→ WORK TO BE COMPLETED
Gather each line in the entries that includes the string "seaborn".

→ INPUT DATA
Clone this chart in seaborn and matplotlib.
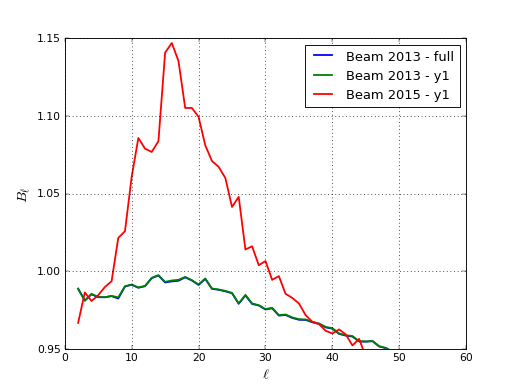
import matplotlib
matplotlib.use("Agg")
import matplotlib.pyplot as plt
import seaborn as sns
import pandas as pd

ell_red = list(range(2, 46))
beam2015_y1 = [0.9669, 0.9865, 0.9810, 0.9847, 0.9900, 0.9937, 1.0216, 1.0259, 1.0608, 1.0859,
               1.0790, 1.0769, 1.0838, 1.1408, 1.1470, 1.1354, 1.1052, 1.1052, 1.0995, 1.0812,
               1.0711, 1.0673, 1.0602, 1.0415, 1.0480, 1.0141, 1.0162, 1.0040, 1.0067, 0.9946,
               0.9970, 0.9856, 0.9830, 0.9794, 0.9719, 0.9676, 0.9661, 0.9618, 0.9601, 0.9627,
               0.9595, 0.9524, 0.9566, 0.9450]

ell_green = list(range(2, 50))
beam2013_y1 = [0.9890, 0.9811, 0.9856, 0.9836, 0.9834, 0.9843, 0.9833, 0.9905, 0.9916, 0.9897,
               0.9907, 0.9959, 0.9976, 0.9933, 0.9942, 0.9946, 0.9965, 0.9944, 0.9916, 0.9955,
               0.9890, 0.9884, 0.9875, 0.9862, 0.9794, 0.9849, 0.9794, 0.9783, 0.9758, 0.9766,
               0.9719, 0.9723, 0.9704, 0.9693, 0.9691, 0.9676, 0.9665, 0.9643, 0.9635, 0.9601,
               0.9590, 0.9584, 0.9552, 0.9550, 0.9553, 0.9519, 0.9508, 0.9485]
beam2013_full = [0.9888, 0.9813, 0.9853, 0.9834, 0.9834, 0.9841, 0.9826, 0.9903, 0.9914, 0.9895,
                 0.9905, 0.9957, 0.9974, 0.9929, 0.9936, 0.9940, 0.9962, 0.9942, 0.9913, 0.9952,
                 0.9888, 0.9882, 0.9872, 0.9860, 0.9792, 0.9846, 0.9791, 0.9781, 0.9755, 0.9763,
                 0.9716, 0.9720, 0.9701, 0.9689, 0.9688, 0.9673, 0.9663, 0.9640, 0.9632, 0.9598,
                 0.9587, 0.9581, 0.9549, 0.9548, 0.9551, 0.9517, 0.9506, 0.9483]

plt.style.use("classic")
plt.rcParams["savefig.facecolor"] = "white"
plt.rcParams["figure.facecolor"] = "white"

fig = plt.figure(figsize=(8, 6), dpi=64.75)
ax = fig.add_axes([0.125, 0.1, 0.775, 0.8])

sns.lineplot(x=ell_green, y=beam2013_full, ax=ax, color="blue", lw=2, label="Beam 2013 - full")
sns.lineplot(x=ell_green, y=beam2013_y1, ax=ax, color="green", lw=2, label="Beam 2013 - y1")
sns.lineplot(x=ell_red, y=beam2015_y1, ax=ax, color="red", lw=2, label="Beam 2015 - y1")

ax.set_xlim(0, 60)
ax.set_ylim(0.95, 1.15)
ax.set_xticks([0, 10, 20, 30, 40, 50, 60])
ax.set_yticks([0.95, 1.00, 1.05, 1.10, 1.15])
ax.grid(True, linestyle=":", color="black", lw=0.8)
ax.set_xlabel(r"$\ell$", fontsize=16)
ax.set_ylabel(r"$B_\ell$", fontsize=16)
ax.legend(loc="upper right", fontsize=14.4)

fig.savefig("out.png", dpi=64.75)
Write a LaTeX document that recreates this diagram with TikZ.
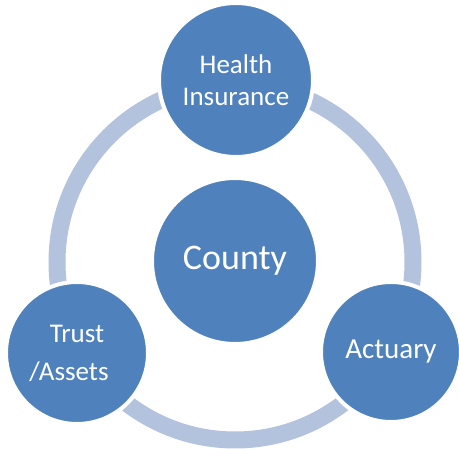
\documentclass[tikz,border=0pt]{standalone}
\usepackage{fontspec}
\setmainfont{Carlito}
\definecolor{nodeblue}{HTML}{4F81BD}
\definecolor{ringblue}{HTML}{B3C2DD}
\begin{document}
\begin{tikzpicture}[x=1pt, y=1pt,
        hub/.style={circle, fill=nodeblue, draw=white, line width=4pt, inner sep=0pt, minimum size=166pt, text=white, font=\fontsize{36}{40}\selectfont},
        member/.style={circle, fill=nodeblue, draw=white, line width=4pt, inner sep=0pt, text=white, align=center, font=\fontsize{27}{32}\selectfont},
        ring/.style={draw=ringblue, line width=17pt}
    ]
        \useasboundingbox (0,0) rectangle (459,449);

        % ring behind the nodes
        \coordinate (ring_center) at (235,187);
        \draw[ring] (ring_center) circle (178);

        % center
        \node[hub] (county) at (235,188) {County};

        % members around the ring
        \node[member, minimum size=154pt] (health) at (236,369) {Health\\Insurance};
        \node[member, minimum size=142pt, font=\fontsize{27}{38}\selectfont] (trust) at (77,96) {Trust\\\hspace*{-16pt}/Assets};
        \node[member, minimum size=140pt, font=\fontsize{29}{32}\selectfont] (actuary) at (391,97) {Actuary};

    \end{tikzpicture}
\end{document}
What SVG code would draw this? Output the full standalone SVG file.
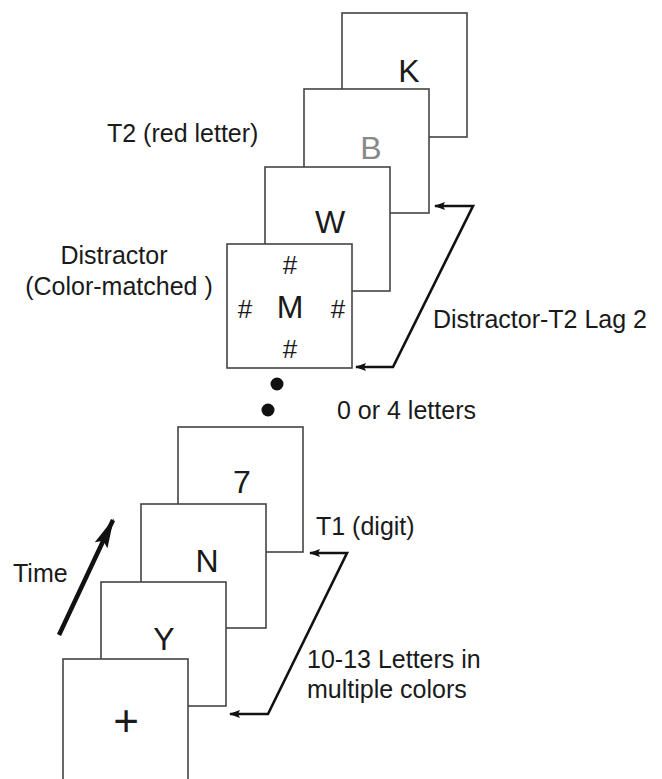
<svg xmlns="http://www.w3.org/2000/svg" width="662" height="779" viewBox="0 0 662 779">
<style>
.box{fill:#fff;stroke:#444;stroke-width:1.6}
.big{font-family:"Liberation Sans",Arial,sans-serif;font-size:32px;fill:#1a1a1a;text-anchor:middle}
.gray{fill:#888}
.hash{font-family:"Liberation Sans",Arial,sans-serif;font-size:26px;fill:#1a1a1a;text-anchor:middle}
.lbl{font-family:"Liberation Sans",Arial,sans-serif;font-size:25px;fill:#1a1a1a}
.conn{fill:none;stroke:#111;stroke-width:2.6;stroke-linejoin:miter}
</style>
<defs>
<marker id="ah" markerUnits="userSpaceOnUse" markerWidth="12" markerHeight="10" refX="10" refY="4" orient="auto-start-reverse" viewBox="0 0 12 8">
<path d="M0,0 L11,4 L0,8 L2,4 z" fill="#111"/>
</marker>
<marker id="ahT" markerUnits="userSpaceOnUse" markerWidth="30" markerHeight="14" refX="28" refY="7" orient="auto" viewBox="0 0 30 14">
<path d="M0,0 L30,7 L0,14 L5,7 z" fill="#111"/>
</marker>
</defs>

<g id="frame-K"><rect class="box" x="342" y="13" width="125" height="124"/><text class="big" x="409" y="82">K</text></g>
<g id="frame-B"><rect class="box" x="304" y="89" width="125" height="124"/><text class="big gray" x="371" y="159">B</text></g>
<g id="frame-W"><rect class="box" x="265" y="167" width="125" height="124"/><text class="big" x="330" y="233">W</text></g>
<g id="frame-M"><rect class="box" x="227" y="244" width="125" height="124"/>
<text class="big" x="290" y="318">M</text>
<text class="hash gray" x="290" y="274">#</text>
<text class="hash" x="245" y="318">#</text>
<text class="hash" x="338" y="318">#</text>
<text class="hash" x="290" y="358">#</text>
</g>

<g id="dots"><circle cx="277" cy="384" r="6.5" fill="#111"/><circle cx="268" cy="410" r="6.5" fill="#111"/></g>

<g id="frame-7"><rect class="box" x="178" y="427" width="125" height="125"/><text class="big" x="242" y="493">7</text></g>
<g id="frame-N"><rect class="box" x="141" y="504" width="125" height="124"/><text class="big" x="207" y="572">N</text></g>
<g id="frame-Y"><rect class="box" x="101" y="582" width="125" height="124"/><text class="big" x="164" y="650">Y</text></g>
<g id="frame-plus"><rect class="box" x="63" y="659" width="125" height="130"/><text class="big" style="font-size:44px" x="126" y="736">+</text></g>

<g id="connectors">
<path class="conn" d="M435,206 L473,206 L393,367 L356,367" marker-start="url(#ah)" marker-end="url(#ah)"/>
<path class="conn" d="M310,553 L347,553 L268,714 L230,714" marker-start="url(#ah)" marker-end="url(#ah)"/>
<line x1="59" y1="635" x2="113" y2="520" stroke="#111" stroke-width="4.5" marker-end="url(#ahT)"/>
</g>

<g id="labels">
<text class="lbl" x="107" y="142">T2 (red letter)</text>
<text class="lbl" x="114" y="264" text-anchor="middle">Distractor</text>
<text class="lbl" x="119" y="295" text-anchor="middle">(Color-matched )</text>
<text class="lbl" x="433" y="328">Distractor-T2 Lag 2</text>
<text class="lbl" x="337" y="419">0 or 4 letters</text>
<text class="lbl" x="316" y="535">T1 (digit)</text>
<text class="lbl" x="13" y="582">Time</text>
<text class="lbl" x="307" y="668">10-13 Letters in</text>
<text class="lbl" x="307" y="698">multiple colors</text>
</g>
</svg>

→ RESPONSE TO THE EXERCISE
Clone this chart in seaborn and matplotlib.
import seaborn as sns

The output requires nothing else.